#### [Written task]
Copy all the data exactly, except the pictures.

#### [Information supplied]
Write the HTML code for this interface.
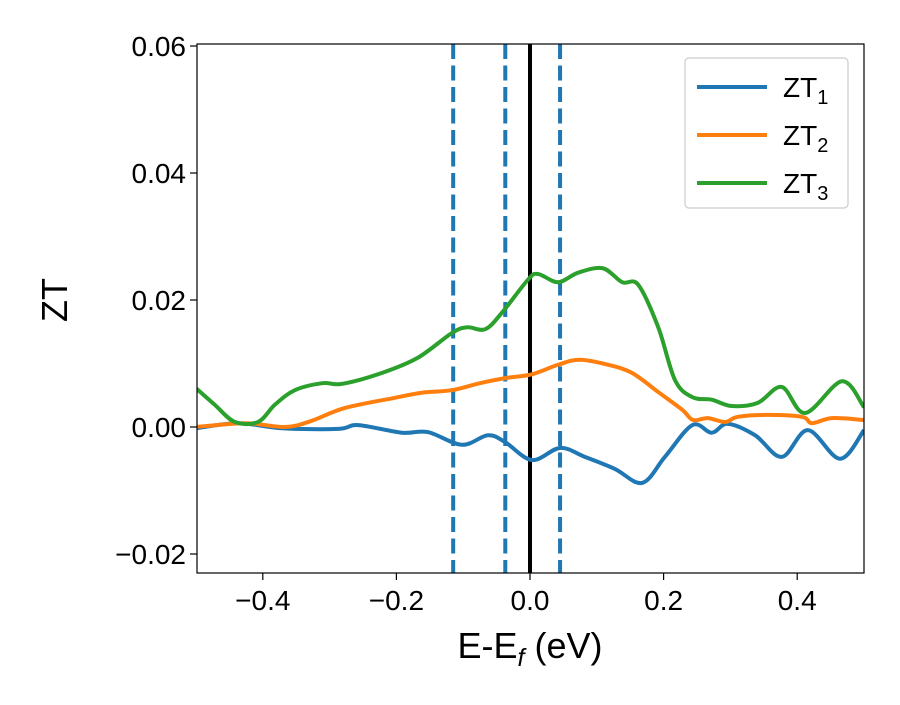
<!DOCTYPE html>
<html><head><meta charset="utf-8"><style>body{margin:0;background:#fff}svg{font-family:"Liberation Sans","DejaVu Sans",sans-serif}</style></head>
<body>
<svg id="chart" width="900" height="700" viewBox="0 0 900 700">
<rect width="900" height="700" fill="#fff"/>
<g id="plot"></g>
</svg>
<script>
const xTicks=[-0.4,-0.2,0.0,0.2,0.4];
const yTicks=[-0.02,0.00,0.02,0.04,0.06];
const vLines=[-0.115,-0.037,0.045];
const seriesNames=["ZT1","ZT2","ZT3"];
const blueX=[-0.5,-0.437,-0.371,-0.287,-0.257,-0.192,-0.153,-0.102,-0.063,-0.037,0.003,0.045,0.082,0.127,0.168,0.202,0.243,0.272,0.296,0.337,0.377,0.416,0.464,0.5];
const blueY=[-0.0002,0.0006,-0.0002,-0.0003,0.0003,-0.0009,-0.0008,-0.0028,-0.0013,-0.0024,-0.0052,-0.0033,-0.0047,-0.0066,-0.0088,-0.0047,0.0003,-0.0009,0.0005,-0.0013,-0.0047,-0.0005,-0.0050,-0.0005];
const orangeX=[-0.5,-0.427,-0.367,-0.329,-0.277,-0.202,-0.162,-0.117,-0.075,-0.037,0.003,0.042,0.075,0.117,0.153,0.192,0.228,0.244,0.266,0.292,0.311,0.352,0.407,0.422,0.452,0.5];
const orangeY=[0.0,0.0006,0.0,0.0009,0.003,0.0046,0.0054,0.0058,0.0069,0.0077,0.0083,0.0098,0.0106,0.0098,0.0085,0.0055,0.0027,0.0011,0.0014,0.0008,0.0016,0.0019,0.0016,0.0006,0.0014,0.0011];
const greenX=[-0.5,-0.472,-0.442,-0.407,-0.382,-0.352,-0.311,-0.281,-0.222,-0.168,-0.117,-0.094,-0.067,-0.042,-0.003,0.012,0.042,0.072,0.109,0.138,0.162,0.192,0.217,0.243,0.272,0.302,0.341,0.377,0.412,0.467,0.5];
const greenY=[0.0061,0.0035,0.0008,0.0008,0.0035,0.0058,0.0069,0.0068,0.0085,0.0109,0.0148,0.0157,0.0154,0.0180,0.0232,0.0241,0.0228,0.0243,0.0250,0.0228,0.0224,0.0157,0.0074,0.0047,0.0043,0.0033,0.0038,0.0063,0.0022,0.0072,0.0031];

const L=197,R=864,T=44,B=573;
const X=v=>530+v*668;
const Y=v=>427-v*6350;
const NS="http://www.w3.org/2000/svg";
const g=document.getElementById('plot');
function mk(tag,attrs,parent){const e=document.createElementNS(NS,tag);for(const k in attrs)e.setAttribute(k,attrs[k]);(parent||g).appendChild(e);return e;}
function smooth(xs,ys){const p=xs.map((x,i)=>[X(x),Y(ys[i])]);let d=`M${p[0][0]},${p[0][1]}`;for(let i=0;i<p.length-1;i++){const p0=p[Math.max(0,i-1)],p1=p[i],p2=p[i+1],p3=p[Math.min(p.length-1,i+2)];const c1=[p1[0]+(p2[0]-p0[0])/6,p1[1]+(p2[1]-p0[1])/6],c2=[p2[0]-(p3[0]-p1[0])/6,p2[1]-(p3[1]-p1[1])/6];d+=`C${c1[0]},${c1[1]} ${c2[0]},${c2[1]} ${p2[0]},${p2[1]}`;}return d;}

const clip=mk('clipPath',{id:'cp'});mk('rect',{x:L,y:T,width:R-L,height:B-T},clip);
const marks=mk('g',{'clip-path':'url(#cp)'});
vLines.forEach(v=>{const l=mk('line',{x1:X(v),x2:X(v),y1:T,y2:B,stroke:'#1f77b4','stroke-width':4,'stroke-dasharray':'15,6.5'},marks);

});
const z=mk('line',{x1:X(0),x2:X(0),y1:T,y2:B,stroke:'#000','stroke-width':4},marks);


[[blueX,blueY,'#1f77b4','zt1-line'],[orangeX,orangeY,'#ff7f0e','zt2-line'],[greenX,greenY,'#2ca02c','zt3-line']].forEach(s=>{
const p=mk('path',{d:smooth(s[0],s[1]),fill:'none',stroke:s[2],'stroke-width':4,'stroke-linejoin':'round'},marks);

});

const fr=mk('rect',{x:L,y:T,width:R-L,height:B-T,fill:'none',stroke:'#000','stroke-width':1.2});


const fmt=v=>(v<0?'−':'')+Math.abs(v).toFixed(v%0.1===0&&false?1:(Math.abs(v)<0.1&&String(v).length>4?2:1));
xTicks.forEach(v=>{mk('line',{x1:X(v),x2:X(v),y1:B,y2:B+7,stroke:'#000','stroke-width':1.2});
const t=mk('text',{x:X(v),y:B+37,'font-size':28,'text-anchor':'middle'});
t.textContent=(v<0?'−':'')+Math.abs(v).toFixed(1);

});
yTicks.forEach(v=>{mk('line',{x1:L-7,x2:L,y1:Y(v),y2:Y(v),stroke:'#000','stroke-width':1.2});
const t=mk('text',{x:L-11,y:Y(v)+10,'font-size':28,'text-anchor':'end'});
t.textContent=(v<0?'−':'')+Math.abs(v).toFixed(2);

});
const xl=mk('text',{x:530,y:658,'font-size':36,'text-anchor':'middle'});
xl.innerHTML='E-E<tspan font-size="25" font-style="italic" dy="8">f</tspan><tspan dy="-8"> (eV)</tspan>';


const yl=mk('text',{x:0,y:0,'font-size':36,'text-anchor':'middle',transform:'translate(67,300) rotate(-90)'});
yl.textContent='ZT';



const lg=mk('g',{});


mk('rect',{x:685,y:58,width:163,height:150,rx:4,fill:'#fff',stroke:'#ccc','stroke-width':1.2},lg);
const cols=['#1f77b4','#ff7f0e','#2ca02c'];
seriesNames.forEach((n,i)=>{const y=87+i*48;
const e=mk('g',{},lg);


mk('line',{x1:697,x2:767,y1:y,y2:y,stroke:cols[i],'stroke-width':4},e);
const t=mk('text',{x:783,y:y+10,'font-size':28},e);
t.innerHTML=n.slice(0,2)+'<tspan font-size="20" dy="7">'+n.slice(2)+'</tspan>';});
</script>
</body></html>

#### [Exercise response]
Write the HTML code for this interface.
<!DOCTYPE html>
<html><head><meta charset="utf-8"><style>body{margin:0;background:#fff}svg{font-family:"Liberation Sans","DejaVu Sans",sans-serif}</style></head>
<body>
<svg id="chart" width="900" height="700" viewBox="0 0 900 700">
<rect width="900" height="700" fill="#fff"/>
<g id="plot"></g>
</svg>
<script>
const xTicks=[-0.4,-0.2,0.0,0.2,0.4];
const yTicks=[-0.02,0.00,0.02,0.04,0.06];
const vLines=[-0.115,-0.037,0.045];
const seriesNames=["ZT1","ZT2","ZT3"];
const blueX=[-0.5,-0.437,-0.371,-0.287,-0.257,-0.192,-0.153,-0.102,-0.063,-0.037,0.003,0.045,0.082,0.127,0.168,0.202,0.243,0.272,0.296,0.337,0.377,0.416,0.464,0.5];
const blueY=[-0.0002,0.0006,-0.0002,-0.0003,0.0003,-0.0009,-0.0008,-0.0028,-0.0013,-0.0024,-0.0052,-0.0033,-0.0047,-0.0066,-0.0088,-0.0047,0.0003,-0.0009,0.0005,-0.0013,-0.0047,-0.0005,-0.0050,-0.0005];
const orangeX=[-0.5,-0.427,-0.367,-0.329,-0.277,-0.202,-0.162,-0.117,-0.075,-0.037,0.003,0.042,0.075,0.117,0.153,0.192,0.228,0.244,0.266,0.292,0.311,0.352,0.407,0.422,0.452,0.5];
const orangeY=[0.0,0.0006,0.0,0.0009,0.003,0.0046,0.0054,0.0058,0.0069,0.0077,0.0083,0.0098,0.0106,0.0098,0.0085,0.0055,0.0027,0.0011,0.0014,0.0008,0.0016,0.0019,0.0016,0.0006,0.0014,0.0011];
const greenX=[-0.5,-0.472,-0.442,-0.407,-0.382,-0.352,-0.311,-0.281,-0.222,-0.168,-0.117,-0.094,-0.067,-0.042,-0.003,0.012,0.042,0.072,0.109,0.138,0.162,0.192,0.217,0.243,0.272,0.302,0.341,0.377,0.412,0.467,0.5];
const greenY=[0.0061,0.0035,0.0008,0.0008,0.0035,0.0058,0.0069,0.0068,0.0085,0.0109,0.0148,0.0157,0.0154,0.0180,0.0232,0.0241,0.0228,0.0243,0.0250,0.0228,0.0224,0.0157,0.0074,0.0047,0.0043,0.0033,0.0038,0.0063,0.0022,0.0072,0.0031];

const L=197,R=864,T=44,B=573;
const X=v=>530+v*668;
const Y=v=>427-v*6350;
const NS="http://www.w3.org/2000/svg";
const g=document.getElementById('plot');
function mk(tag,attrs,parent){const e=document.createElementNS(NS,tag);for(const k in attrs)e.setAttribute(k,attrs[k]);(parent||g).appendChild(e);return e;}
function smooth(xs,ys){const p=xs.map((x,i)=>[X(x),Y(ys[i])]);let d=`M${p[0][0]},${p[0][1]}`;for(let i=0;i<p.length-1;i++){const p0=p[Math.max(0,i-1)],p1=p[i],p2=p[i+1],p3=p[Math.min(p.length-1,i+2)];const c1=[p1[0]+(p2[0]-p0[0])/6,p1[1]+(p2[1]-p0[1])/6],c2=[p2[0]-(p3[0]-p1[0])/6,p2[1]-(p3[1]-p1[1])/6];d+=`C${c1[0]},${c1[1]} ${c2[0]},${c2[1]} ${p2[0]},${p2[1]}`;}return d;}

const clip=mk('clipPath',{id:'cp'});mk('rect',{x:L,y:T,width:R-L,height:B-T},clip);
const marks=mk('g',{'clip-path':'url(#cp)'});
vLines.forEach(v=>{const l=mk('line',{x1:X(v),x2:X(v),y1:T,y2:B,stroke:'#1f77b4','stroke-width':4,'stroke-dasharray':'15,6.5'},marks);

});
const z=mk('line',{x1:X(0),x2:X(0),y1:T,y2:B,stroke:'#000','stroke-width':4},marks);


[[blueX,blueY,'#1f77b4','zt1-line'],[orangeX,orangeY,'#ff7f0e','zt2-line'],[greenX,greenY,'#2ca02c','zt3-line']].forEach(s=>{
const p=mk('path',{d:smooth(s[0],s[1]),fill:'none',stroke:s[2],'stroke-width':4,'stroke-linejoin':'round'},marks);

});

const fr=mk('rect',{x:L,y:T,width:R-L,height:B-T,fill:'none',stroke:'#000','stroke-width':1.2});


const fmt=v=>(v<0?'−':'')+Math.abs(v).toFixed(v%0.1===0&&false?1:(Math.abs(v)<0.1&&String(v).length>4?2:1));
xTicks.forEach(v=>{mk('line',{x1:X(v),x2:X(v),y1:B,y2:B+7,stroke:'#000','stroke-width':1.2});
const t=mk('text',{x:X(v),y:B+37,'font-size':28,'text-anchor':'middle'});
t.textContent=(v<0?'−':'')+Math.abs(v).toFixed(1);

});
yTicks.forEach(v=>{mk('line',{x1:L-7,x2:L,y1:Y(v),y2:Y(v),stroke:'#000','stroke-width':1.2});
const t=mk('text',{x:L-11,y:Y(v)+10,'font-size':28,'text-anchor':'end'});
t.textContent=(v<0?'−':'')+Math.abs(v).toFixed(2);

});
const xl=mk('text',{x:530,y:658,'font-size':36,'text-anchor':'middle'});
xl.innerHTML='E-E<tspan font-size="25" font-style="italic" dy="8">f</tspan><tspan dy="-8"> (eV)</tspan>';


const yl=mk('text',{x:0,y:0,'font-size':36,'text-anchor':'middle',transform:'translate(67,300) rotate(-90)'});
yl.textContent='ZT';



const lg=mk('g',{});


mk('rect',{x:685,y:58,width:163,height:150,rx:4,fill:'#fff',stroke:'#ccc','stroke-width':1.2},lg);
const cols=['#1f77b4','#ff7f0e','#2ca02c'];
seriesNames.forEach((n,i)=>{const y=87+i*48;
const e=mk('g',{},lg);


mk('line',{x1:697,x2:767,y1:y,y2:y,stroke:cols[i],'stroke-width':4},e);
const t=mk('text',{x:783,y:y+10,'font-size':28},e);
t.innerHTML=n.slice(0,2)+'<tspan font-size="20" dy="7">'+n.slice(2)+'</tspan>';});
</script>
</body></html>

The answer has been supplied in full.